A VIOLIN from the band which famously played on as the Titanic sank is to go on public display, having been discovered in an East Yorkshire attic.

The instrument was used by Wallace Hartley as the famous liner went down in 1912, but was returned to his fiancée. It was discovered in Bridlington and has now been verified as authentic.

The fiddle was thought to have been lost in the Atlantic in the disaster, but resurfaced in Bridlington after the sister of Mr Hartley’s fiancé Maria Robinson, who lived in the town, donated it along with its leather case to the Salvation Army on Miss Robinson’s death.

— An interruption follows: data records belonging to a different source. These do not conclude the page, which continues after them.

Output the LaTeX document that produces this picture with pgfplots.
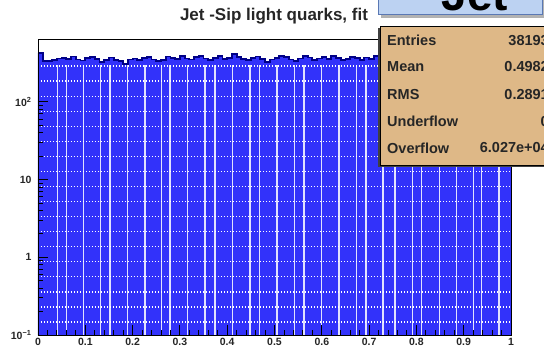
\documentclass[border=0pt]{standalone}
\usepackage{fontspec}
\setmainfont{Liberation Sans}
\usepackage{pgfplots}
\usepackage{pgfplotstable}
\pgfplotsset{compat=1.18}

\definecolor{histfill}{RGB}{50,50,250}
\definecolor{histline}{RGB}{0,0,135}
\definecolor{statbg}{RGB}{222,184,135}
\definecolor{jetbg}{RGB}{188,210,242}
\definecolor{jetedge}{RGB}{90,120,180}

% bin contents, 100 bins on [0,1] (last row closes the final bin)
\pgfplotstableread{
x y
0.00 425
0.01 338
0.02 332
0.03 347
0.04 362
0.05 371
0.06 360
0.07 383
0.08 352
0.09 341
0.10 366
0.11 378
0.12 354
0.13 329
0.14 347
0.15 372
0.16 345
0.17 336
0.18 309
0.19 352
0.20 361
0.21 344
0.22 367
0.23 375
0.24 352
0.25 332
0.26 348
0.27 383
0.28 371
0.29 356
0.30 392
0.31 362
0.32 351
0.33 377
0.34 388
0.35 362
0.36 345
0.37 371
0.38 386
0.39 356
0.40 366
0.41 412
0.42 378
0.43 359
0.44 343
0.45 368
0.46 383
0.47 357
0.48 326
0.49 352
0.50 368
0.51 391
0.52 376
0.53 352
0.54 339
0.55 362
0.56 385
0.57 372
0.58 349
0.59 361
0.60 378
0.61 353
0.62 392
0.63 369
0.64 344
0.65 358
0.66 381
0.67 367
0.68 348
0.69 373
0.70 356
0.71 389
0.72 366
0.73 351
0.74 336
0.75 364
0.76 383
0.77 372
0.78 344
0.79 357
0.80 369
0.81 352
0.82 331
0.83 363
0.84 378
0.85 359
0.86 388
0.87 371
0.88 346
0.89 362
0.90 374
0.91 355
0.92 381
0.93 366
0.94 349
0.95 372
0.96 358
0.97 384
0.98 368
0.99 352
1.00 352
}\histdata

\begin{document}
\begin{tikzpicture}[x=1pt,y=1pt]
\useasboundingbox (0,0) rectangle (544,351);
\clip (0,0) rectangle (544,351);

\begin{axis}[
  at={(38pt,16pt)}, anchor=south west,
  scale only axis, width=473pt, height=295.5pt,
  xmin=0, xmax=1,
  ymode=log, ymin=0.1, ymax=635,
  log origin y=infty,
  axis on top,
  tick pos=left,
  tick align=inside,
  major tick length=10pt, minor tick length=5pt,
  every tick/.style={black, line width=0.9pt},
  axis line style={black, line width=0.9pt},
  xtick={0,0.1,0.2,0.3,0.4,0.5,0.6,0.7,0.8,0.9,1},
  xticklabels={0,0.1,0.2,0.3,0.4,0.5,0.6,0.7,0.8,0.9,1},
  minor x tick num=4,
  ytick={0.1,1,10,100},
  yticklabels={10\textsuperscript{−1},1,10,10\textsuperscript{2}},
  /pgf/number format/assume math mode=true,
  tick label style={font=\fontsize{10.5}{11}\selectfont\bfseries, text=black!85},
  xticklabel style={yshift=0pt},
  yticklabel style={xshift=-3pt},
]
% histogram body
\addplot[ybar interval, fill=histfill, draw=none] table[x=x, y=y] {\histdata};

% white vertical streaks across the bars
\pgfplotsinvokeforeach{0.0408,0.0607,0.0958,0.1326,0.1522,0.1888,0.2262,0.2615,0.2791,0.3156,0.3531,0.3742,0.4112,0.4482,0.4683,0.5053,0.5423,0.5624,0.5994,0.6364,0.6734,0.6934,0.7294,0.7548,0.7913,0.8112,0.8484,0.8852,0.9203,0.9381,0.9746}{
  \draw[white, line width=1.2pt, opacity=0.85] (axis cs:#1,0.1) -- (axis cs:#1,300);
}
% white dotted rows
\pgfplotsinvokeforeach{0.1469,0.2296,0.3581,0.5598,0.8750,1.368,2.138,3.342,5.212,8.147,12.74,19.91,31.12,48.64,75.86,118.6,185.4,289.7}{
  \draw[white, line width=1.1pt, dash pattern=on 1.1pt off 1.9pt] (axis cs:0,#1) -- (axis cs:1,#1);
}

% histogram outline
\addplot[const plot, histline, line width=1.8pt] table[x=x, y=y] {\histdata};
\end{axis}

% title
\node[font=\fontsize{17}{17}\selectfont\bfseries, text=black!85] at (274,335) {Jet -Sip light quarks, fit};

% statistics box
\fill[black!75] (378,184) rectangle (556,323);
\draw[fill=statbg, line width=0.8pt] (380,186) rectangle (556,325);
\begin{scope}[every node/.style={font=\fontsize{14.5}{14.5}\selectfont\bfseries, text=black!85, inner sep=0pt}]
\node[anchor=west] at (387,310.5) {Entries};
\node[anchor=east] at (549,310.5) {38193};
\node[anchor=west] at (387,284) {Mean};
\node[anchor=east] at (549,284) {0.4982};
\node[anchor=west] at (387,256.5) {RMS};
\node[anchor=east] at (549,256.5) {0.2891};
\node[anchor=west] at (387,229.5) {Underflow};
\node[anchor=east] at (549,229.5) {0};
\node[anchor=west] at (387,203) {Overflow};
\node[anchor=east] at (549,203) {6.027e+04};
\end{scope}

% slide label box
\fill[black!30] (381,333) rectangle (545,360);
\draw[fill=jetbg, draw=jetedge, line width=1pt] (378,336) rectangle (542,362);
\node[anchor=base, inner sep=0pt, font=\fontsize{46}{46}\selectfont\bfseries] at (475,340) {Jet};
\end{tikzpicture}
\end{document}
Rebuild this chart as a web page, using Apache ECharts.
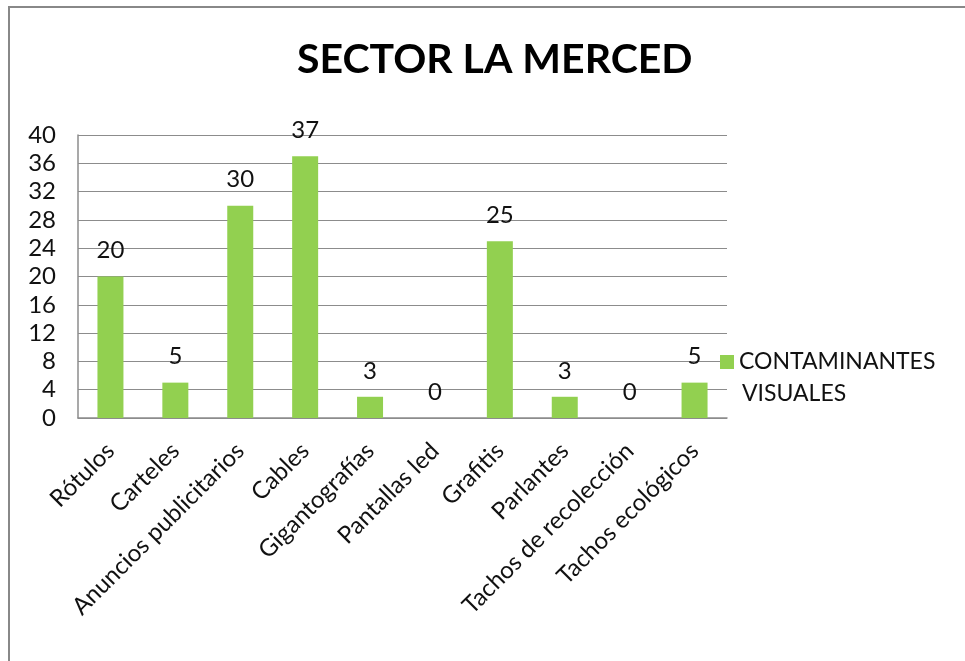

She told the Bridlington Salvation Army leader, a Major Renwick, about the instrument’s association with Titanic. He in turn gave it to one of his members, a local music and violin teacher. In the early 1940s, the current owner’s mother was a member of the Womens’ Auxiliary Air Force stationed at Bridlington where she met the music teacher who later gave it to her.

The unnamed owner inherited the violin and jewellery years later and contacted specialist Titanic auctioneers, Henry Aldridge and Son of Devizes, Wiltshire.

Mr Hartley and the other seven band members perished along with 1,500 passengers and crew when the ocean liner sank. He was only 34.
A newspaper report at the time said Mr Hartley was found fully dressed and with the instrument strapped to his body.

Some items of Mr Hartley’s jewellery, including the cigarette case, will be sold at auction in Devizes next month while the violin, said to be worth a six-figure sum, will go on public display at the Belfast City Hall, where Titanic was built, at the end of this month.